══ Supplied records ══

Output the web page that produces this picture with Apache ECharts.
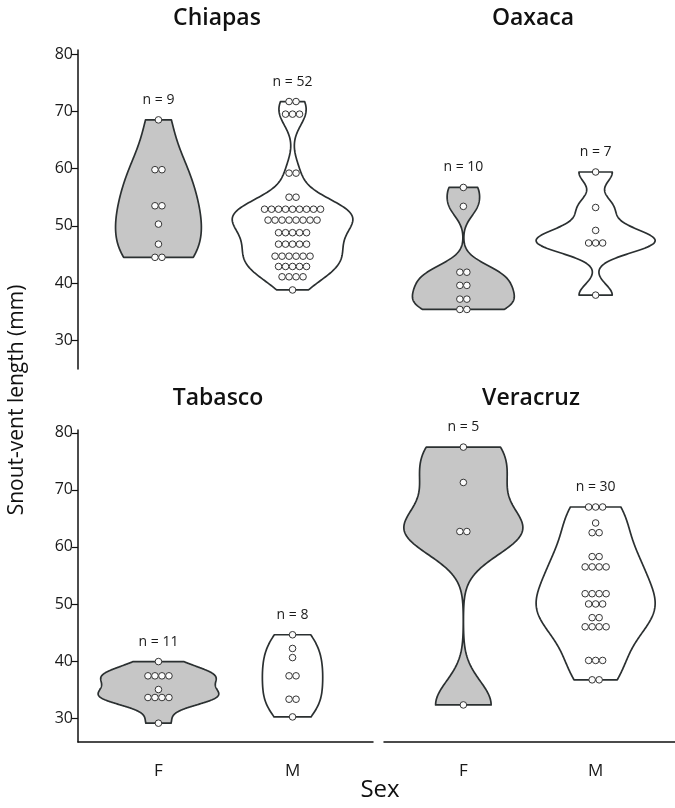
<!DOCTYPE html>
<html>
<head>
<meta charset="utf-8">
<script src="https://cdn.jsdelivr.net/npm/echarts@6/dist/echarts.min.js"></script>
<style>
  html, body { margin: 0; padding: 0; background: #ffffff; }
  #chart { width: 675px; height: 808px; }
</style>
</head>
<body>
<div id="chart"></div>
<script>
// ---------------- data ----------------
const categories = ['F', 'M'];
const panelNames = ['Chiapas', 'Oaxaca', 'Tabasco', 'Veracruz'];
const yTicks = [30, 40, 50, 60, 70, 80];

const chiapasF = [68.5, 59.8, 59.8, 53.5, 53.5, 50.3, 46.8, 44.5, 44.5];
const chiapasM = [71.7, 71.7, 69.5, 69.5, 69.5, 59.2, 59.2, 55.0, 55.0,
  52.9, 52.9, 52.9, 52.9, 52.9, 52.9, 52.9, 52.9, 52.9,
  51.0, 51.0, 51.0, 51.0, 51.0, 51.0, 51.0, 51.0,
  48.8, 48.8, 48.8, 48.8, 48.8,
  46.8, 46.8, 46.8, 46.8, 46.8,
  44.7, 44.7, 44.7, 44.7, 44.7, 44.7,
  42.9, 42.9, 42.9, 42.9, 42.9,
  41.1, 41.1, 41.1, 41.1,
  38.8];
const oaxacaF = [56.7, 53.4, 41.9, 41.9, 39.6, 39.6, 37.2, 37.2, 35.4, 35.4];
const oaxacaM = [59.4, 53.2, 49.2, 47.0, 47.0, 47.0, 37.9];
const tabascoF = [39.9, 37.4, 37.4, 37.4, 37.4, 35.0, 33.6, 33.6, 33.6, 33.6, 29.1];
const tabascoM = [44.6, 42.2, 40.6, 37.4, 37.4, 33.3, 33.3, 30.2];
const veracruzF = [77.5, 71.3, 62.7, 62.7, 32.3];
const veracruzM = [67.0, 67.0, 67.0, 64.2, 62.5, 62.5, 58.3, 58.3,
  56.5, 56.5, 56.5, 56.5, 51.8, 51.8, 51.8, 51.8, 50.0, 50.0, 50.0,
  47.6, 47.6, 46.0, 46.0, 46.0, 46.0, 40.1, 40.1, 40.1, 36.7, 36.7];

const panelData = [
  [chiapasF, chiapasM],
  [oaxacaF, oaxacaM],
  [tabascoF, tabascoM],
  [veracruzF, veracruzM]
];

// ---------------- style / layout ----------------
const FONT = '"Open Sans", "Noto Sans", sans-serif';
const INK = '#1a1a1a';
const VIOLIN_STROKE = '#2b3031';
const FILLS = ['#c6c6c6', '#ffffff'];
// maximum half-width of each violin, in x-axis units (visual style)
const violinHalf = [[0.32, 0.45], [0.385, 0.45], [0.45, 0.225], [0.45, 0.45]];

function quantile7(sorted, p) {
  const h = (sorted.length - 1) * p;
  const lo = Math.floor(h), hi = Math.ceil(h);
  return sorted[lo] + (h - lo) * (sorted[hi] - sorted[lo]);
}
function bwNrd0(x) {
  const n = x.length;
  const mean = x.reduce((a, b) => a + b, 0) / n;
  const sd = Math.sqrt(x.reduce((a, b) => a + (b - mean) * (b - mean), 0) / (n - 1));
  const s = x.slice().sort((a, b) => a - b);
  const iqr = quantile7(s, 0.75) - quantile7(s, 0.25);
  let lo = Math.min(sd, iqr / 1.34);
  if (!(lo > 0)) lo = sd || Math.abs(s[0]) || 1;
  return 0.9 * lo * Math.pow(n, -0.2);
}
function kde(values, steps) {
  const bw = bwNrd0(values);
  const mn = Math.min.apply(null, values), mx = Math.max.apply(null, values);
  const n = values.length;
  const out = [];
  for (let i = 0; i <= steps; i++) {
    const y = mn + (mx - mn) * i / steps;
    let d = 0;
    for (const v of values) {
      const z = (y - v) / bw;
      d += Math.exp(-0.5 * z * z);
    }
    out.push([y, d / (n * bw * Math.sqrt(2 * Math.PI))]);
  }
  return out;
}

function dotRows(values, xPos) {
  const counts = {};
  values.forEach(v => { counts[v] = (counts[v] || 0) + 1; });
  const seen = {};
  return values.map(v => {
    const i = seen[v] || 0;
    seen[v] = i + 1;
    return [xPos, v, i, counts[v]];
  });
}

const grids = [
  { left: 78, top: 50, width: 295, height: 319 },
  { left: 384, top: 50, width: 297, height: 319 },
  { left: 78, top: 430, width: 295, height: 312 },
  { left: 384, top: 430, width: 297, height: 312 }
];
const yRange = [[25, 80.7], [25, 80.7], [25.8, 80.5], [25.8, 80.5]];

const xAxes = grids.map((g, i) => ({
  gridIndex: i, type: 'value', min: 0.4, max: 2.6,
  show: i >= 2,
  axisLine: { show: true, lineStyle: { color: '#111', width: 1.5 } },
  axisTick: { show: false },
  splitLine: { show: false },
  axisLabel: {
    customValues: [1, 2],
    formatter: v => categories[Math.round(v) - 1],
    color: INK, fontSize: 17, fontFamily: FONT, margin: 21
  }
}));
const yAxes = grids.map((g, i) => ({
  gridIndex: i, type: 'value', min: yRange[i][0], max: yRange[i][1],
  show: i === 0 || i === 2,
  axisLine: { show: true, lineStyle: { color: '#111', width: 1.5 } },
  axisTick: { show: true, customValues: yTicks, length: 6, lineStyle: { color: '#111', width: 1.2 } },
  splitLine: { show: false },
  axisLabel: { customValues: yTicks, color: INK, fontSize: 16, fontFamily: FONT, margin: 5 }
}));

const series = [];
panelData.forEach((pair, pi) => {
  pair.forEach((values, si) => {
    const xPos = si + 1;
    const dens = kde(values, 160);
    const dmax = Math.max.apply(null, dens.map(e => e[1]));
    const halfUnits = violinHalf[pi][si];
    // violin
    series.push({
      type: 'custom', xAxisIndex: pi, yAxisIndex: pi, z: 2,
      data: [[xPos, values[0]]],
      renderItem: function (params, api) {
        const half = api.size([halfUnits, 0])[0];
        const right = [], left = [];
        dens.forEach(e => {
          const c = api.coord([xPos, e[0]]);
          const w = e[1] / dmax * half;
          right.push([c[0] + w, c[1]]);
          left.push([c[0] - w, c[1]]);
        });
        return {
          type: 'polygon',
          shape: { points: right.concat(left.reverse()) },
          style: { fill: FILLS[si], stroke: VIOLIN_STROKE, lineWidth: 1.7, lineJoin: 'round' }
        };
      }
    });
    // dots
    series.push({
      type: 'custom', xAxisIndex: pi, yAxisIndex: pi, z: 3,
      data: dotRows(values, xPos),
      renderItem: function (params, api) {
        const c = api.coord([api.value(0), api.value(1)]);
        const dx = (api.value(2) - (api.value(3) - 1) / 2) * 7;
        return {
          type: 'circle',
          shape: { cx: c[0] + dx, cy: c[1], r: 3.3 },
          style: { fill: '#fbfbfb', stroke: '#353535', lineWidth: 1 }
        };
      }
    });
    // n label
    series.push({
      type: 'custom', xAxisIndex: pi, yAxisIndex: pi, z: 4,
      data: [[xPos, Math.max.apply(null, values)]],
      renderItem: function (params, api) {
        const c = api.coord([api.value(0), api.value(1)]);
        return {
          type: 'text',
          style: {
            x: c[0], y: c[1] - 20, text: 'n = ' + values.length,
            textAlign: 'center', textVerticalAlign: 'middle',
            align: 'center', verticalAlign: 'middle',
            font: '14px ' + FONT, fill: INK
          }
        };
      }
    });
  });
});

function label(text, x, y, font, rotation) {
  return {
    type: 'text', x: x, y: y, rotation: rotation || 0,
    style: {
      text: text, font: font, fill: '#111',
      textAlign: 'center', textVerticalAlign: 'middle',
      align: 'center', verticalAlign: 'middle'
    }
  };
}
const titlePos = [[217, 18], [533, 18], [218, 398], [531, 398]];

const option = {
  backgroundColor: '#ffffff',
  animation: false,
  grid: grids,
  xAxis: xAxes,
  yAxis: yAxes,
  series: series,
  graphic: [
    ...panelNames.map((t, i) => label(t, titlePos[i][0], titlePos[i][1], '600 23px ' + FONT)),
    label('Snout-vent length (mm)', 17, 400, '21px ' + FONT, Math.PI / 2),
    label('Sex', 380, 790, '24px ' + FONT)
  ]
};

const chart = echarts.init(document.getElementById('chart'), null, { renderer: 'canvas' });
chart.setOption(option);
</script>
</body>
</html>
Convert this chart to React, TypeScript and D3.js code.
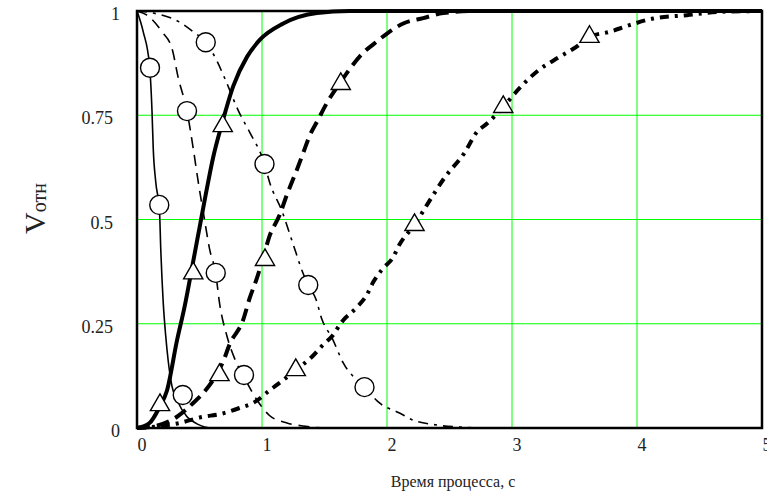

═══

Written task:
Quote, please, every line of the material above from its start through the line that has "const yTicks = [30, 40, 50, 60, 70, 80];", reproducing the words exactly and dropping any images.

Response to this task:
Output the web page that produces this picture with Apache ECharts.
<!DOCTYPE html>
<html>
<head>
<meta charset="utf-8">
<script src="https://cdn.jsdelivr.net/npm/echarts@6/dist/echarts.min.js"></script>
<style>
  html, body { margin: 0; padding: 0; background: #ffffff; }
  #chart { width: 675px; height: 808px; }
</style>
</head>
<body>
<div id="chart"></div>
<script>
// ---------------- data ----------------
const categories = ['F', 'M'];
const panelNames = ['Chiapas', 'Oaxaca', 'Tabasco', 'Veracruz'];
const yTicks = [30, 40, 50, 60, 70, 80];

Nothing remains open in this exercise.